What is required –
Repeat the lines exactly from the line that contains "Give me the matplotlib source for this chart." through the line that contains "1-380/448, (703-82)/722, (380-16)/448])"; leave images out and add nothing.

Data listing –
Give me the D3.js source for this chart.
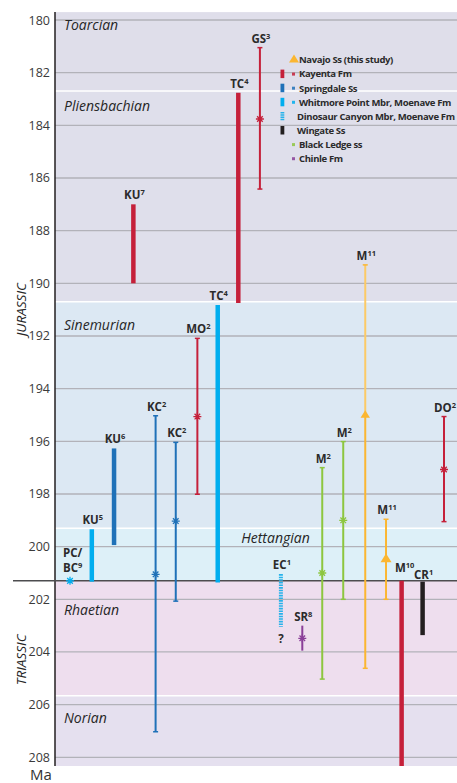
<!DOCTYPE html>
<html>
<head>
<meta charset="utf-8">
<script src="https://cdn.jsdelivr.net/npm/d3@7"></script>
<style>
  body { margin: 0; background: #fff; }
  svg { display: block; font-family: "Open Sans", "Noto Sans", sans-serif; }
</style>
</head>
<body>
<svg id="chart" width="457" height="783"></svg>
<script>
// stages (Ma)
var stageNames = ["Toarcian", "Pliensbachian", "Sinemurian", "Hettangian", "Rhaetian", "Norian"]
  , stageTop = [179.7, 182.7, 190.7, 199.3, 201.3, 205.66]
  , stageBase = [182.7, 190.7, 199.3, 201.3, 205.66, 208.33]
  , stageLabelAt = [180.38, 183.46, 191.77, 199.86, 202.6, 206.7];

var yTicks = [180, 182, 184, 186, 188, 190, 192, 194, 196, 198, 200, 202, 204, 206, 208];

// age determinations, left to right
var sampleName = ["PC/BC", "KU", "KU", "KU", "KC", "KC", "MO", "TC", "TC", "GS", "EC", "SR", "M", "M", "M", "M", "M", "CR", "DO"]
  , sampleRef = ["9", "5", "6", "7", "2", "2", "2", "4", "4", "3", "1", "8", "2", "2", "11", "11", "10", "1", "2"]
  , sampleUnit = ["whitmore", "whitmore", "springdale", "kayenta", "springdale", "springdale", "kayenta", "whitmore", "kayenta", "kayenta",
                  "dinosaur", "chinle", "blackledge", "blackledge", "navajo", "navajo", "kayenta", "wingate", "kayenta"]
  , sampleCol = [0, 1.05, 2.12, 3.05, 4.12, 5.09, 6.13, 7.11, 8.1, 9.14, 10.15, 11.18, 12.14, 13.15, 14.21, 15.21, 15.96, 16.97, 18]
  , sampleYoung = [null, 199.34, 196.27, 187.0, 195.03, 196.04, 192.09, 190.82, 182.76, 181.05, 201.04, 203.0, 197.0, 196.01, 189.3, 198.96, 201.3, 201.33, 195.06]
  , sampleOld = [null, 201.33, 199.94, 190.0, 207.03, 202.07, 198.01, 201.36, 190.75, 186.42, 203.04, 203.95, 205.03, 202.0, 204.62, 202.0, 208.33, 203.36, 199.05]
  , sampleBest = [201.3, null, null, null, 201.05, 199.03, 195.06, null, null, 183.76, null, 203.48, 201.0, 199.0, 194.96, 200.43, null, null, 197.07];

// legend
var legendNames = ["Navajo Ss (this study)", "Kayenta Fm", "Springdale Ss", "Whitmore Point Mbr, Moenave Fm",
                   "Dinosaur Canyon Mbr, Moenave Fm", "Wingate Ss", "Black Ledge ss", "Chinle Fm"]
  , legendKeys = ["navajo", "kayenta", "springdale", "whitmore", "dinosaur", "wingate", "blackledge", "chinle"];

var color = {
  navajo: "#fbb631", navajoLight: "#fcca66", kayenta: "#c5203a", springdale: "#1f71b8", whitmore: "#00aeef",
  dinosaur: "#27b2ea", wingate: "#231f20", blackledge: "#8dc63f", chinle: "#8a3f98"
};
var stageFill = ["#dfdeea", "#dfdfeb", "#dce8f3", "#ddf0f8", "#eedeee", "#e5e0ef"];

var svg = d3.select("#chart")
  , left = 55
  , right = 457;

var y = d3.scaleLinear().domain([180, 208]).range([20, 757.3]);
var x = d3.scaleLinear().domain([0, 18]).range([70, 444]);

// stage bands
svg.selectAll(".stage")
  .data(stageNames)
 .enter().append("rect")
  .attr("x", left)
  .attr("y", (d, i) => y(stageTop[i]))
  .attr("width", right - left)
  .attr("height", (d, i) => y(stageBase[i]) - y(stageTop[i]))
  .style("fill", (d, i) => stageFill[i]);

// white separators between stages
svg.selectAll(".sep")
  .data(stageTop.slice(1).filter(d => d != 201.3))
 .enter().append("line")
  .attr("x1", left).attr("x2", right)
  .attr("y1", d => y(d)).attr("y2", d => y(d))
  .style("stroke", "#fff").style("stroke-width", 1.5);

// grid
svg.selectAll(".grid")
  .data(yTicks)
 .enter().append("line")
  .attr("x1", left).attr("x2", right)
  .attr("y1", d => y(d)).attr("y2", d => y(d))
  .style("stroke", "#b2b2b9").style("stroke-width", 1.3);

// axis
var axis = svg.append("g")
  .attr("transform", "translate(" + left + ",0)")
  .call(d3.axisLeft(y).tickValues(yTicks).tickSize(0).tickPadding(5));
axis.select(".domain").remove();
axis.selectAll("text")
  .style("font-family", "'Open Sans', sans-serif")
  .style("font-size", "12.5px")
  .style("fill", "#3a3a3a");

svg.append("line")
  .attr("x1", left).attr("x2", left)
  .attr("y1", y(179.7)).attr("y2", y(208.33))
  .style("stroke", "#231f20").style("stroke-width", 1.5);

// Jurassic / Triassic boundary
svg.append("line")
  .attr("x1", 13).attr("x2", right)
  .attr("y1", y(201.3)).attr("y2", y(201.3))
  .style("stroke", "#4d4d4f").style("stroke-width", 1.5);

// stage labels
svg.selectAll(".stage-label")
  .data(stageNames)
 .enter().append("text")
  .attr("x", d => d == "Hettangian" ? 275.5 : 64)
  .attr("y", (d, i) => y(stageLabelAt[i]))
  .attr("text-anchor", d => d == "Hettangian" ? "middle" : "start")
  .style("font-style", "italic")
  .style("font-size", "14px")
  .style("fill", "#262626")
  .text(d => d);

// periods
[["JURASSIC", 191.0], ["TRIASSIC", 204.3]].forEach(function(p){
  svg.append("text")
    .attr("transform", "translate(26," + y(p[1]) + ") rotate(-90)")
    .attr("text-anchor", "middle")
    .style("font-style", "italic")
    .style("font-size", "13.5px")
    .style("fill", "#262626")
    .text(p[0]);
});

svg.append("text")
  .attr("x", 30).attr("y", 780)
  .style("font-size", "15px")
  .style("fill", "#333")
  .text("Ma");

// asterisk marker
function asterisk(g, cx, cy, c){
  var r = 4, s = r * 0.7;
  g.append("path")
    .attr("d", "M" + (cx - r) + "," + cy + "L" + (cx + r) + "," + cy +
               "M" + cx + "," + (cy - r) + "L" + cx + "," + (cy + r) +
               "M" + (cx - s) + "," + (cy - s) + "L" + (cx + s) + "," + (cy + s) +
               "M" + (cx - s) + "," + (cy + s) + "L" + (cx + s) + "," + (cy - s))
    .style("stroke", c).style("stroke-width", 1.3).style("fill", "none");
}

function triangle(g, cx, cy, w, c){
  var h = w * 0.8;
  g.append("path")
    .attr("d", "M" + cx + "," + (cy - h / 2) + "L" + (cx + w / 2) + "," + (cy + h / 2) + "L" + (cx - w / 2) + "," + (cy + h / 2) + "Z")
    .style("fill", c);
}

var marks = svg.append("g");

sampleName.forEach(function(name, i){
  var cx = x(sampleCol[i])
    , c = color[sampleUnit[i]]
    , g = marks.append("g");

  if (sampleYoung[i] != null) {
    var y1 = y(sampleYoung[i]), y2 = y(sampleOld[i]);
    if (sampleUnit[i] == "dinosaur") {
      g.append("line")
        .attr("x1", cx).attr("x2", cx).attr("y1", y1).attr("y2", y2)
        .style("stroke", c).style("stroke-width", 4).style("stroke-dasharray", "1.6,1");
    } else if (sampleBest[i] == null) {
      // range only: thick bar
      g.append("line")
        .attr("x1", cx).attr("x2", cx).attr("y1", y1).attr("y2", y2)
        .style("stroke", c).style("stroke-width", 4.5);
    } else if (sampleUnit[i] == "navajo") {
      g.append("line")
        .attr("x1", cx).attr("x2", cx).attr("y1", y1).attr("y2", y(sampleBest[i]))
        .style("stroke", sampleOld[i] - sampleYoung[i] > 10 ? color.navajoLight : c).style("stroke-width", 2);
      g.append("line")
        .attr("x1", cx).attr("x2", cx).attr("y1", y(sampleBest[i])).attr("y2", y2)
        .style("stroke", c).style("stroke-width", 2);
      [y1, y2].forEach(function(yy){
        g.append("line").attr("x1", cx - 2.5).attr("x2", cx + 2.5).attr("y1", yy).attr("y2", yy)
          .style("stroke", c).style("stroke-width", 1.5);
      });
      triangle(g, cx, y(sampleBest[i]), sampleOld[i] - sampleYoung[i] > 10 ? 9.5 : 11, c);
    } else {
      g.append("line")
        .attr("x1", cx).attr("x2", cx).attr("y1", y1).attr("y2", y2)
        .style("stroke", c).style("stroke-width", 2);
      if (name != "SR") {
        [y1, y2].forEach(function(yy){
          g.append("line").attr("x1", cx - 2.5).attr("x2", cx + 2.5).attr("y1", yy).attr("y2", yy)
            .style("stroke", c).style("stroke-width", 1.5);
        });
      }
      asterisk(g, cx, y(sampleBest[i]), c);
    }
  } else {
    asterisk(g, cx, y(sampleBest[i]), c);
  }

  // label
  var lab;
  if (name == "PC/BC") {
    g.append("text").attr("x", 63).attr("y", y(201.3) - 24)
      .attr("class", "lab").text("PC/");
    lab = g.append("text").attr("x", 63).attr("y", y(201.3) - 9).attr("class", "lab");
    lab.append("tspan").text("BC");
  } else {
    var ly = y(sampleYoung[i]) - 5;
    if (name == "M" && sampleRef[i] == "10") ly = y(sampleYoung[i]) - 9;
    if (name == "CR") ly = y(sampleYoung[i]) - 3;
    lab = g.append("text")
      .attr("x", cx + (name == "M" && sampleRef[i] == "10" ? 3 : 1))
      .attr("y", ly)
      .attr("text-anchor", "middle")
      .attr("class", "lab");
    lab.append("tspan").text(name);
  }
  lab.append("tspan").attr("dy", -4).style("font-size", "7.5px").text(sampleRef[i]);
  if (name == "EC") {
    g.append("text").attr("x", cx).attr("y", y(203.5) + 4).attr("text-anchor", "middle")
      .attr("class", "lab").style("font-size", "9px").text("?");
  }
});

svg.selectAll(".lab")
  .style("font-size", "11.5px")
  .style("font-weight", "bold")
  .style("fill", "#2b2b2b");

// legend
var ly = d3.scalePoint().domain(legendKeys).range([60, 158.7]);
var legend = svg.append("g");
legendKeys.forEach(function(k, i){
  var cy = ly(k), c = color[k];
  if (k == "navajo") triangle(legend, 294, cy - 1.5, 10, c);
  if (["kayenta", "springdale", "whitmore", "wingate"].indexOf(k) >= 0) {
    legend.append("rect").attr("x", 280.5).attr("y", cy - 4.5).attr("width", 3.8).attr("height", 8.5)
      .style("fill", c);
  }
  if (k == "dinosaur") {
    legend.append("line").attr("x1", 282.4).attr("x2", 282.4).attr("y1", cy - 4.5).attr("y2", cy + 4)
      .style("stroke", c).style("stroke-width", 3.8).style("stroke-dasharray", "1.5,0.8");
  }
  if (["kayenta", "springdale", "whitmore", "blackledge", "chinle"].indexOf(k) >= 0) {
    legend.append("rect").attr("x", 292).attr("y", cy - 1.5).attr("width", 3).attr("height", 3)
      .style("fill", c).style("opacity", 0.85);
  }
  legend.append("text")
    .attr("x", ["dinosaur", "wingate"].indexOf(k) >= 0 ? 297 : 299)
    .attr("y", cy + 3.3)
    .style("font-size", "9.5px")
    .style("font-weight", "bold")
    .style("letter-spacing", "-0.35px")
    .style("fill", "#2b2b2b")
    .text(legendNames[i]);
});
</script>
</body>
</html>
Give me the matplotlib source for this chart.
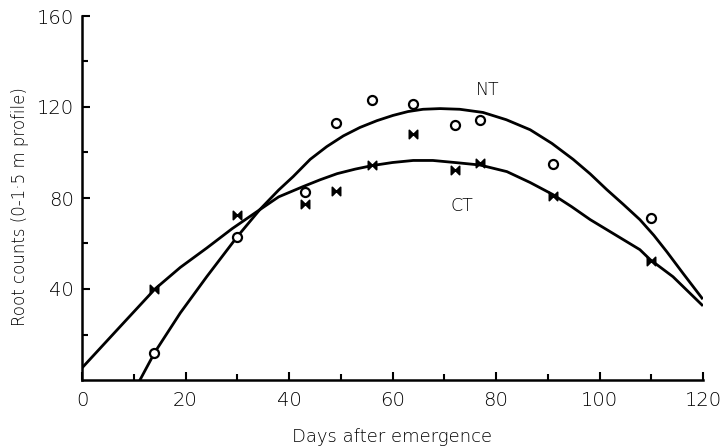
import matplotlib
matplotlib.use("Agg")
import matplotlib.pyplot as plt
from matplotlib.path import Path
import numpy as np

# Observed data
nt_days = [14, 30, 43, 49, 56, 64, 72, 77, 91, 110]
nt_counts = [12, 63, 82.5, 113, 123, 121.5, 112, 114.5, 95, 71]
ct_days = [14, 30, 43, 49, 56, 64, 72, 77, 91, 110]
ct_counts = [40, 72.7, 77.5, 83, 94.5, 108, 92.5, 95.6, 81, 52.4]

# Fitted curves
nt_fit_x = [11.2, 14.1, 19, 24.1, 30, 34.4, 38, 40.8, 44.1, 47.3, 50.5, 53.7,
            57, 60.1, 63, 65.9, 69.2, 73, 77.5, 82, 86.6, 90.8, 94.9, 98.2,
            101.4, 104.6, 107.8, 110.5, 113, 116.1, 119.8]
nt_fit_y = [0, 12.3, 29.5, 45.4, 63, 75, 83.5, 89.4, 97, 102.6, 107.3, 111,
            114, 116.3, 118, 119, 119.3, 119, 117.6, 114.4, 110, 104, 97, 90.6,
            83.7, 77.2, 70.5, 63.6, 56.4, 47, 36]
ct_fit_x = [0, 7.3, 14.1, 19, 24.1, 29, 33.8, 38, 42.7, 46, 49.3, 52.8, 56.2,
            60, 64, 67.8, 72.5, 76.9, 82.1, 86.6, 91, 94.6, 98.2, 103, 107.8,
            109.8, 114.2, 119.8]
ct_fit_y = [5.3, 23.3, 40, 49.5, 58, 66.5, 74, 80.5, 85, 88, 90.7, 92.7, 94.3,
            95.6, 96.5, 96.5, 95.5, 94.5, 91.6, 86.8, 81.5, 76.2, 70.5, 63.9,
            57.3, 52.9, 45.4, 33]

xticks = [0, 20, 40, 60, 80, 100, 120]
yticks = [40, 80, 120, 160]

fig = plt.figure(figsize=(7.22, 4.48), dpi=100)
ax = fig.add_axes([82/722, 1-380/448, (703-82)/722, (380-16)/448])

ax.plot(nt_fit_x, nt_fit_y, color="black", lw=2.0, solid_joinstyle="round")
ax.plot(ct_fit_x, ct_fit_y, color="black", lw=2.0, solid_joinstyle="round")

ax.plot(nt_days, nt_counts, linestyle="none", marker="o", markersize=6.5,
        markerfacecolor="white", markeredgecolor="black", markeredgewidth=1.6)

bowtie = Path([(-1, -1), (-1, 1), (1, -1), (1, 1), (-1, -1)],
              [Path.MOVETO, Path.LINETO, Path.LINETO, Path.LINETO, Path.CLOSEPOLY])
ax.plot(ct_days, ct_counts, linestyle="none", marker=bowtie, markersize=6,
        markerfacecolor="black", markeredgecolor="black", markeredgewidth=1.2)

ax.text(78.3, 127.5, "NT", ha="center", va="center", fontsize=12.5,
        family="DejaVu Sans", fontweight="light")
ax.text(73.4, 76.6, "CT", ha="center", va="center", fontsize=12.5,
        family="DejaVu Sans", fontweight="light")

ax.set_xlim(0, 120)
ax.set_ylim(0, 160)
ax.spines["top"].set_visible(False)
ax.spines["right"].set_visible(False)
ax.spines["left"].set_linewidth(1.8)
ax.spines["bottom"].set_linewidth(1.8)

ax.set_xticks(xticks)
ax.set_xticklabels([str(v) for v in xticks])
ax.set_xticks(np.arange(10, 120, 20), minor=True)
ax.set_yticks(yticks)
ax.set_yticklabels([str(v) for v in yticks])
ax.set_yticks(np.arange(20, 160, 40), minor=True)
ax.tick_params(axis="both", which="major", direction="in", length=6, width=1.5,
               labelsize=14, pad=8)
ax.tick_params(axis="both", which="minor", direction="in", length=4, width=1.5)
ax.tick_params(axis="y", which="major", pad=6)
for lab in ax.get_xticklabels() + ax.get_yticklabels():
    lab.set_fontweight("light")

ax.set_xlabel("Days after emergence", fontsize=13, fontweight="light")
ax.xaxis.set_label_coords(0.5, -(437 - 380) / 364, transform=ax.transAxes)
ax.xaxis.label.set_va("center")
ax.set_ylabel("Root counts (0-1\u00b75 m profile)", fontsize=12, fontweight="light")
ax.yaxis.set_label_coords((20 - 82) / 621, (380 - 207) / 364, transform=ax.transAxes)
ax.yaxis.label.set_va("center")

fig.savefig("out.png", dpi=100)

The solution –
Give me the matplotlib source for this chart.
import matplotlib
matplotlib.use("Agg")
import matplotlib.pyplot as plt
from matplotlib.path import Path
import numpy as np

# Observed data
nt_days = [14, 30, 43, 49, 56, 64, 72, 77, 91, 110]
nt_counts = [12, 63, 82.5, 113, 123, 121.5, 112, 114.5, 95, 71]
ct_days = [14, 30, 43, 49, 56, 64, 72, 77, 91, 110]
ct_counts = [40, 72.7, 77.5, 83, 94.5, 108, 92.5, 95.6, 81, 52.4]

# Fitted curves
nt_fit_x = [11.2, 14.1, 19, 24.1, 30, 34.4, 38, 40.8, 44.1, 47.3, 50.5, 53.7,
            57, 60.1, 63, 65.9, 69.2, 73, 77.5, 82, 86.6, 90.8, 94.9, 98.2,
            101.4, 104.6, 107.8, 110.5, 113, 116.1, 119.8]
nt_fit_y = [0, 12.3, 29.5, 45.4, 63, 75, 83.5, 89.4, 97, 102.6, 107.3, 111,
            114, 116.3, 118, 119, 119.3, 119, 117.6, 114.4, 110, 104, 97, 90.6,
            83.7, 77.2, 70.5, 63.6, 56.4, 47, 36]
ct_fit_x = [0, 7.3, 14.1, 19, 24.1, 29, 33.8, 38, 42.7, 46, 49.3, 52.8, 56.2,
            60, 64, 67.8, 72.5, 76.9, 82.1, 86.6, 91, 94.6, 98.2, 103, 107.8,
            109.8, 114.2, 119.8]
ct_fit_y = [5.3, 23.3, 40, 49.5, 58, 66.5, 74, 80.5, 85, 88, 90.7, 92.7, 94.3,
            95.6, 96.5, 96.5, 95.5, 94.5, 91.6, 86.8, 81.5, 76.2, 70.5, 63.9,
            57.3, 52.9, 45.4, 33]

xticks = [0, 20, 40, 60, 80, 100, 120]
yticks = [40, 80, 120, 160]

fig = plt.figure(figsize=(7.22, 4.48), dpi=100)
ax = fig.add_axes([82/722, 1-380/448, (703-82)/722, (380-16)/448])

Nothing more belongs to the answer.